Activities will kick off on Friday with an alumni banquet honoring graduates of the “2” and “3” years (for example, 2012, 2002 or 2003, 1993, etc.).
Because of the amount of work that goes into just the alumni banquet, this year will be the last annual banquet. Alumni banquets will move to an every three year rotation, with the next being held in 2015 and honoring the “4,” “5” and “6” year classes.
The Saturday of Pioneer Days is the most active for the community and the committee. The day starts off with a Fire Department Pancake Breakfast. The day will also offer a parade, kids games, a kiddie carnival, various food vendors including the American Legion lunch and specials at the Cafe.
Saturday afternoon and evening will offer attendees a chance to play sand volley ball and take a free swim at the F. C. Krotter Park. Or, if people are interested in an inside activity they can go down to Southwest Public Power District for a game of bingo.
Saturday evening boasts a free barbecue followed by a dance at the park.
Sunday morning things kick off with attendance at each person’s church of choice or at the community church at the park hosted by the Methodist Church. A potluck lunch will follow church in the park.

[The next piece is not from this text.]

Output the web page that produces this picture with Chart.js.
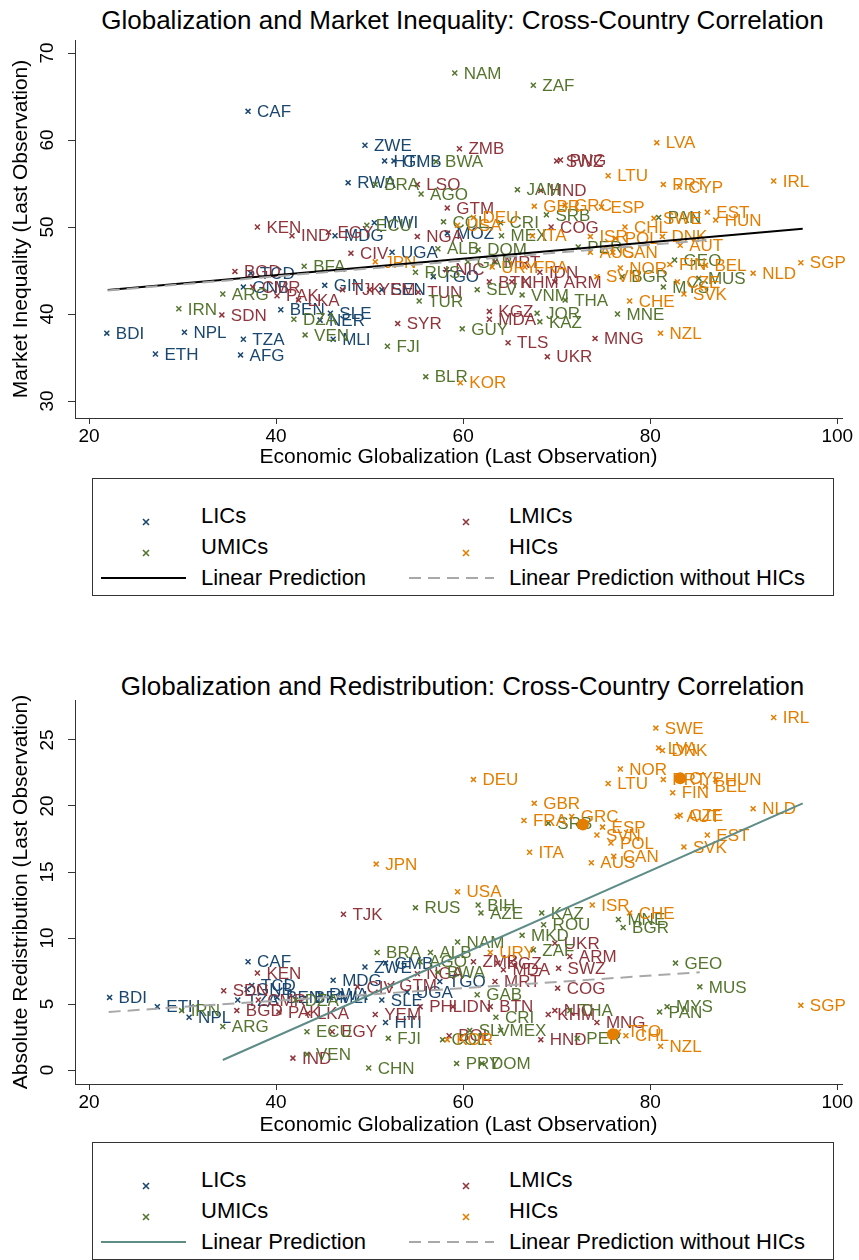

Pioneer Days conclude with a sing-along at the Church of Christ Sunday afternoon.
Other service projects
The primary purpose of the committee may be the three-day celebration in June, but the committee does much more for the community.
For instance, the group raised money to purchase a new sound system for Palisade’s main street. The system is available for use year-round in the community. It’s been used to shower the community with music in the mornings, to play Christmas music during the holidays and to allow all to hear the announcer during the Pioneer Days parade.
The committee also started the community Christmas tree project a few years back. Last year the Suda family graciously offered to spearhead the project which freed up committee members’ time during the busy holiday season.
The group also makes itself available for other needs in the community. “We are just a group of go-getters. When someone needs something done they know they can call us,” explains Kisinger.
Committee members have organized soup suppers and Indian taco nights as fundraisers for Pioneer Days and for the benefit of community members in need.
Series on local service organizations and clubs
This story is part of an ongoing series highlighting service organizations and community clubs in the Wauneta area. The purpose of the series is to inform the public of what local organizations are doing for the community and how they can help.
At the end of the series, Breeze readers will be asked to vote for their favorite organization or club. The organization or club receiving the most votes will be given a $50 donation to use towards the project of its choice.